◆ **Provided data**:
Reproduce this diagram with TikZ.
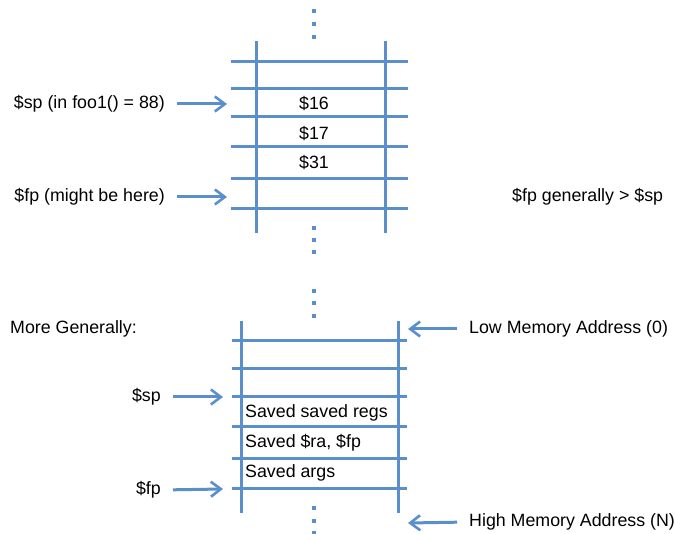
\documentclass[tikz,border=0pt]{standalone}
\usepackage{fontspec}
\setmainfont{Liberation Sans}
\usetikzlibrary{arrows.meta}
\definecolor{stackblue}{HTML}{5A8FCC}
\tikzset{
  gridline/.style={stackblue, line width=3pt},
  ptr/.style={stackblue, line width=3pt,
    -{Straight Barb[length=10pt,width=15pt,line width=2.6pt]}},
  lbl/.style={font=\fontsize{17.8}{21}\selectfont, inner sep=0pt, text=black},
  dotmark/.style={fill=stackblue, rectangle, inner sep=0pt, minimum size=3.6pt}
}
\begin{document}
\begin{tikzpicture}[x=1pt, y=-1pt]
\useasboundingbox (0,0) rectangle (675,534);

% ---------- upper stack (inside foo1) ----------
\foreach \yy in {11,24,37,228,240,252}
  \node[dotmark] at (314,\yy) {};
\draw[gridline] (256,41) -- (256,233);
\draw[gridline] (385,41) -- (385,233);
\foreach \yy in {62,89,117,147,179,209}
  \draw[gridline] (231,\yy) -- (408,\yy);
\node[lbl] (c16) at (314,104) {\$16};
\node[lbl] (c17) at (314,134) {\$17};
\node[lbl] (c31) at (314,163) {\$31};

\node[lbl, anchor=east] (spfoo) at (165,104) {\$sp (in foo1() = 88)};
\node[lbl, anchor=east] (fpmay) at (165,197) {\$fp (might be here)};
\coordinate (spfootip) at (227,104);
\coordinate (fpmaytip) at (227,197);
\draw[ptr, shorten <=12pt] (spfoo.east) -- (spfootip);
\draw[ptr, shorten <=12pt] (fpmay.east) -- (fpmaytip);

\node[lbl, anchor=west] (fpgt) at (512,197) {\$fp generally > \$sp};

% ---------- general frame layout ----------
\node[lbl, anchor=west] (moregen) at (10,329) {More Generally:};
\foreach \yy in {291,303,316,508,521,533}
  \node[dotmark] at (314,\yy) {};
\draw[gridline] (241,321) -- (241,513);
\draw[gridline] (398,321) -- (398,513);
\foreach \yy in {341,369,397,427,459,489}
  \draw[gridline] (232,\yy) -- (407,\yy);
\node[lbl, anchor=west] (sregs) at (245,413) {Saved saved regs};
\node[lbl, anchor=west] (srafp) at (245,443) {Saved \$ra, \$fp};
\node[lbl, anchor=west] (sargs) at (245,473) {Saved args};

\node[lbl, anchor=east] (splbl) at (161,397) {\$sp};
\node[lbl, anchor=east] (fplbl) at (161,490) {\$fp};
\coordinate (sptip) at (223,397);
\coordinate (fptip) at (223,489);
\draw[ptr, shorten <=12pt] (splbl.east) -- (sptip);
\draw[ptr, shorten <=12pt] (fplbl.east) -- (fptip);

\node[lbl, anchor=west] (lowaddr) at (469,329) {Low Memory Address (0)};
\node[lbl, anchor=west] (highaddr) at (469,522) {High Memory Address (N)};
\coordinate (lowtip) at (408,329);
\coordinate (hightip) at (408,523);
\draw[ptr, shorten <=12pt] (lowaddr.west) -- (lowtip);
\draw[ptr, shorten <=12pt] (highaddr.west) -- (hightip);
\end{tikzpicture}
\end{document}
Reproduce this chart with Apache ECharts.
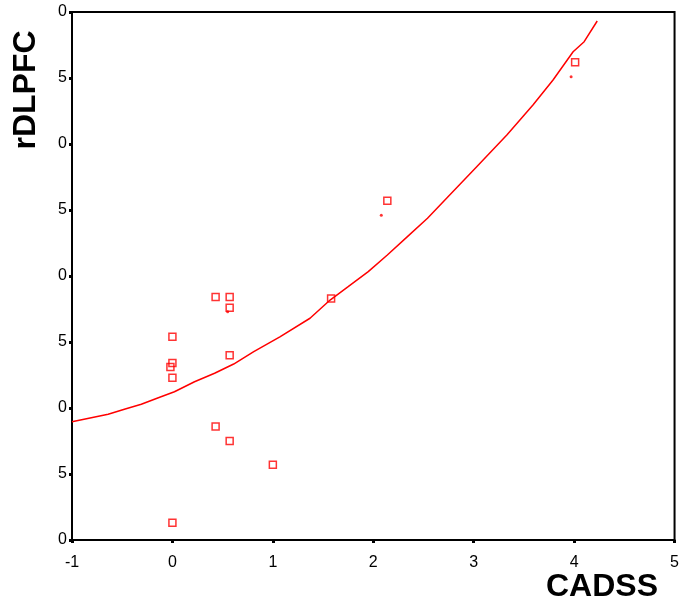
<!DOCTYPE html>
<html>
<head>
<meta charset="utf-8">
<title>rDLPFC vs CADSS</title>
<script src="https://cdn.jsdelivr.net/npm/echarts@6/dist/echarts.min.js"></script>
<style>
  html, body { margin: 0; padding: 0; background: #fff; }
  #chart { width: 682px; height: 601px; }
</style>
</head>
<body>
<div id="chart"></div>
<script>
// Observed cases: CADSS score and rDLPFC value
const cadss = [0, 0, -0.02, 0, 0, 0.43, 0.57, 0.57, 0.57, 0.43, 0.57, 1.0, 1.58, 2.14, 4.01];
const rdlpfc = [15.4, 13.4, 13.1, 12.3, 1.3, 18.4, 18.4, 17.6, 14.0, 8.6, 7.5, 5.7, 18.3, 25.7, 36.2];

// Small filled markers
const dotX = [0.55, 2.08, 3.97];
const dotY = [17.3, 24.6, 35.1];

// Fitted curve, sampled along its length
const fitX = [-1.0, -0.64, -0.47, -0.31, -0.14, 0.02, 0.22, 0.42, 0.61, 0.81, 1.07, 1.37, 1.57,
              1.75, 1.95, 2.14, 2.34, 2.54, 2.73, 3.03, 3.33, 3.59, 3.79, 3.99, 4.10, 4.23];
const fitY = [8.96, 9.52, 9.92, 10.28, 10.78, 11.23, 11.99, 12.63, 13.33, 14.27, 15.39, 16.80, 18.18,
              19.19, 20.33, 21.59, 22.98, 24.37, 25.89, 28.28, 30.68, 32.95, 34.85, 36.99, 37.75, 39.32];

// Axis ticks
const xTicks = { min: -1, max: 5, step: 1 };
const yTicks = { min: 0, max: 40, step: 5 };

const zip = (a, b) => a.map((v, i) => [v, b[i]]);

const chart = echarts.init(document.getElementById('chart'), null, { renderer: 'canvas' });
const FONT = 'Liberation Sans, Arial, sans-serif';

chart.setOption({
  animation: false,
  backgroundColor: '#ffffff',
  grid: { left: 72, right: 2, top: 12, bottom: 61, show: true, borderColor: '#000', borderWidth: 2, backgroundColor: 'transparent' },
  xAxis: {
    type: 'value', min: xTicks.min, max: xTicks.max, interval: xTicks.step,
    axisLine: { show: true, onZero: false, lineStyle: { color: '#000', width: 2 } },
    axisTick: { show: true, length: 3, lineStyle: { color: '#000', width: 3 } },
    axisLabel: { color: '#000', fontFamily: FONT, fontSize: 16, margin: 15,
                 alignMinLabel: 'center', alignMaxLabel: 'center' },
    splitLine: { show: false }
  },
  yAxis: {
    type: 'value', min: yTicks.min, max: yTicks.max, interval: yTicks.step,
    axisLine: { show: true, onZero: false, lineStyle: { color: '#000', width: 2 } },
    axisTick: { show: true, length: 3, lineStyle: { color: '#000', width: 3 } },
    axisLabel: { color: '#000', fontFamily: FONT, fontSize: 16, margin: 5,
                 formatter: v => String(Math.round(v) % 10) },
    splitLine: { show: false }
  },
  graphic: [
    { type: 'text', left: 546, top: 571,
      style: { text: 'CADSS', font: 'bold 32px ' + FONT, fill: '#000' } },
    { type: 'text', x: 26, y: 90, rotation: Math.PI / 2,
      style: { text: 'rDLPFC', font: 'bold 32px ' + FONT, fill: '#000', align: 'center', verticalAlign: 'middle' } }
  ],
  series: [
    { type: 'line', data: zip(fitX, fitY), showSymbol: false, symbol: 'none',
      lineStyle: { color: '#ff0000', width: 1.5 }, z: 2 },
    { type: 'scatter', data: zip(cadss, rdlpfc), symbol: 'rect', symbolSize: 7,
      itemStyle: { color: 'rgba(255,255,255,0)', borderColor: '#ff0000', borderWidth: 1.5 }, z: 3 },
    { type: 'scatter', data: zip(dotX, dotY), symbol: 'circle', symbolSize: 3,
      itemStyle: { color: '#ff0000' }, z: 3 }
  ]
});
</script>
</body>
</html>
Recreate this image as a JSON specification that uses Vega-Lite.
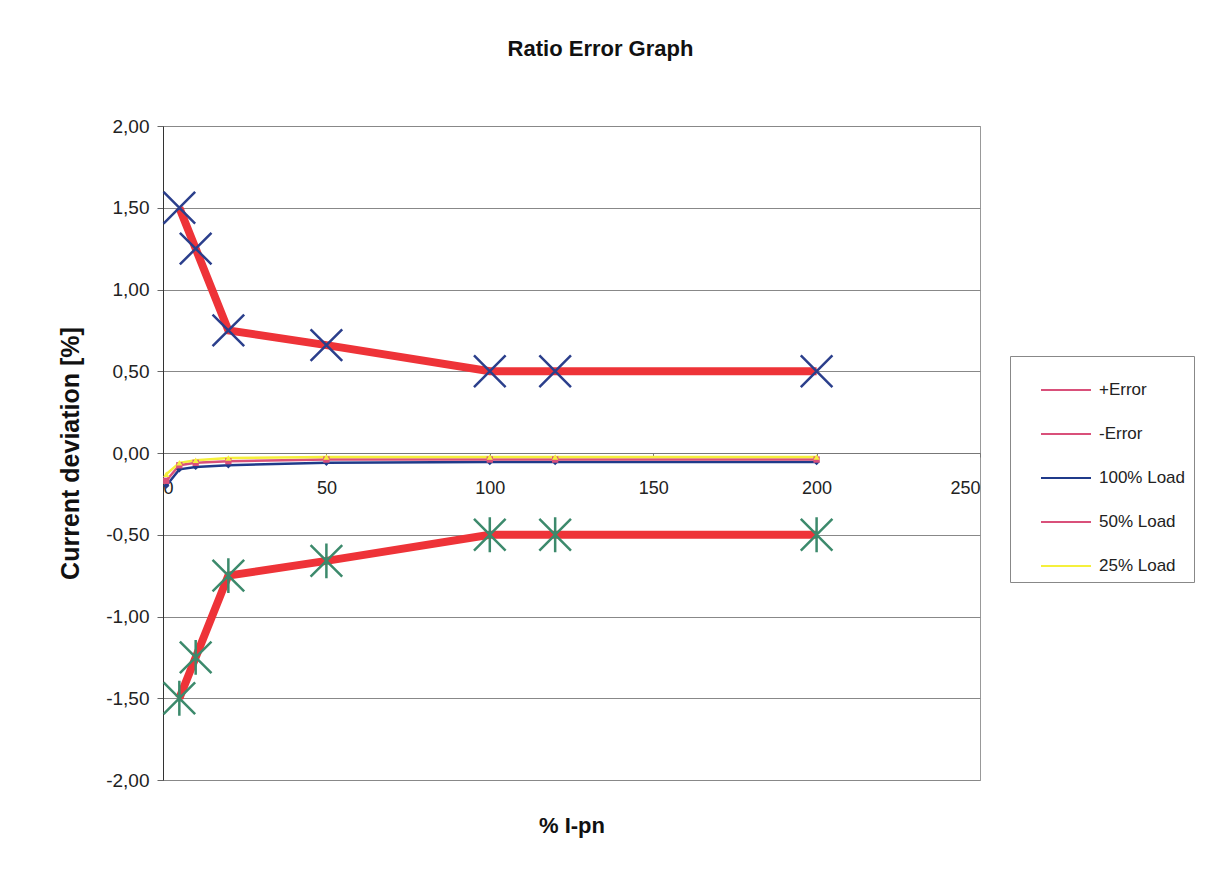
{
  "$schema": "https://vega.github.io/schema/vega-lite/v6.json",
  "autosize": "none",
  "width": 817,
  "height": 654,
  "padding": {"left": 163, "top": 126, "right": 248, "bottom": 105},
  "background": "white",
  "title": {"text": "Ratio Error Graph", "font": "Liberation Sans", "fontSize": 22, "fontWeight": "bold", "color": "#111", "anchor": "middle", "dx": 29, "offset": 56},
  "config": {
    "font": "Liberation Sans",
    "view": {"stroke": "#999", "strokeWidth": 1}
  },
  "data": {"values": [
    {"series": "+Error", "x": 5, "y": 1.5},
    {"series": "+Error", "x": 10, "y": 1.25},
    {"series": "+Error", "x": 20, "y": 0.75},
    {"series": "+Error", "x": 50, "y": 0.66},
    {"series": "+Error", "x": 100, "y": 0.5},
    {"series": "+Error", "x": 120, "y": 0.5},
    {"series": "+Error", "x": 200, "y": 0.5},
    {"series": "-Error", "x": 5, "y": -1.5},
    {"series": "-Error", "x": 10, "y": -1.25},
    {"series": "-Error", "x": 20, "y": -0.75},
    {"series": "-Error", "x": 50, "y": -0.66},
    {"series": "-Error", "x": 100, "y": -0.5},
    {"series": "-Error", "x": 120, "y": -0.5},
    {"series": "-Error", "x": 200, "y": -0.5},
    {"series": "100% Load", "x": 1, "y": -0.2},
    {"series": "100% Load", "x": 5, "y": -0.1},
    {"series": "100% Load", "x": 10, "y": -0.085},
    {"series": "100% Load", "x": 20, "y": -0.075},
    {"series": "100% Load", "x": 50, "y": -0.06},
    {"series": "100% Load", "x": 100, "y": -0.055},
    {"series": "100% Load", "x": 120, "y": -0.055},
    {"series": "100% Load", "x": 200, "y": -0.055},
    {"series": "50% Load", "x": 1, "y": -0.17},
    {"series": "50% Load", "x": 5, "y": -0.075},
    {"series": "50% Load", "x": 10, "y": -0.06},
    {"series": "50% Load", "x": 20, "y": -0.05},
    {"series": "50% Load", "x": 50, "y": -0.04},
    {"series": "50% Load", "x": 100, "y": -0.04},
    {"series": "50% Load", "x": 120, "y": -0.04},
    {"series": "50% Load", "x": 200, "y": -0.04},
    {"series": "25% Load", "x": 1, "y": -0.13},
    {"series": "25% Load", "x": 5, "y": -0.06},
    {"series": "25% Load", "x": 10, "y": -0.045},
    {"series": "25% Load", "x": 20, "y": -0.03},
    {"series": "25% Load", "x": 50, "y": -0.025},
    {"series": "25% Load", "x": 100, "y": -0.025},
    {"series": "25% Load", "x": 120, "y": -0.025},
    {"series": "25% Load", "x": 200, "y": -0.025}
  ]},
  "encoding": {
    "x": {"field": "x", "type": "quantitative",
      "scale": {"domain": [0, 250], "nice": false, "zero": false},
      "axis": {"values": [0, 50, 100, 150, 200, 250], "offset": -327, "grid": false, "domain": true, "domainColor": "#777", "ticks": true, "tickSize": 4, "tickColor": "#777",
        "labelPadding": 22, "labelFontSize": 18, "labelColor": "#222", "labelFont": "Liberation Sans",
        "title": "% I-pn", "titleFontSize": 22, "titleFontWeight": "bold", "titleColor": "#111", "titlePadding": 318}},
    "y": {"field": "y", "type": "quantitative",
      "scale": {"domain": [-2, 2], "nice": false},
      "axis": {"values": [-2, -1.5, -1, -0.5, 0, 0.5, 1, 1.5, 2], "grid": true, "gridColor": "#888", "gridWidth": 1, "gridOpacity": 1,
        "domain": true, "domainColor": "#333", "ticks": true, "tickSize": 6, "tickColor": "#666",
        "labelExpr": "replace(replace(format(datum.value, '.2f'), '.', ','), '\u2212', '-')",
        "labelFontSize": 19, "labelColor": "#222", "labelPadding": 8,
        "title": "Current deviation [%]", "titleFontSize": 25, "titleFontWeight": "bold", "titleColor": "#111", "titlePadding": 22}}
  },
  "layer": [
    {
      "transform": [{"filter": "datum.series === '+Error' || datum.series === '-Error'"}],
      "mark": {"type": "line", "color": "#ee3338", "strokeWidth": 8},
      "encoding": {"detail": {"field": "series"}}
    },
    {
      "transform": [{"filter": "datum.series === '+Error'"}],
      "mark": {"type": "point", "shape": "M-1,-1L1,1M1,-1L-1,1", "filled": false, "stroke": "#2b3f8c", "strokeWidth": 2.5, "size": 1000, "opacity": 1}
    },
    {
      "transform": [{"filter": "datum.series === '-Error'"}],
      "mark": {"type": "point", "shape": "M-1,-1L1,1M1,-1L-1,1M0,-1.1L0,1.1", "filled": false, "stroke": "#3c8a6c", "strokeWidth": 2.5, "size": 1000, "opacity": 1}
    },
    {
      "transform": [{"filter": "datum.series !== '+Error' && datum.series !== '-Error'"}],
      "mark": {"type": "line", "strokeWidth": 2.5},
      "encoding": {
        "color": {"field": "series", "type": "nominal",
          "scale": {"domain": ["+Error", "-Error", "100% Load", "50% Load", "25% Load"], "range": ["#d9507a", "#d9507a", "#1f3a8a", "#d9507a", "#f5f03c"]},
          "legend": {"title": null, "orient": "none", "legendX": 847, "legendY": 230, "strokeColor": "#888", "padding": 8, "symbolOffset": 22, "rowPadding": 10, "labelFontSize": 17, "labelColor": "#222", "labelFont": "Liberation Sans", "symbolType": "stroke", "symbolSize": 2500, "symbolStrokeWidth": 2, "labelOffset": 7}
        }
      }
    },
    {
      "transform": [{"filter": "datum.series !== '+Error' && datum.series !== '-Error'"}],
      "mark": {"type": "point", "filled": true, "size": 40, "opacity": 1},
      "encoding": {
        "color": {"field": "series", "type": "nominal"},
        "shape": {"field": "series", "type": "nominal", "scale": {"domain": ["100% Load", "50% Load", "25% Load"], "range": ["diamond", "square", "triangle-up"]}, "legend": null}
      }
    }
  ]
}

◆ **Required task**: Copy out each line of the listing that holds "this".

◆ **Final result**:
Reproduce this diagram with TikZ.
Reproduce this chart with Apache ECharts.
Recreate this image as a JSON specification that uses Vega-Lite.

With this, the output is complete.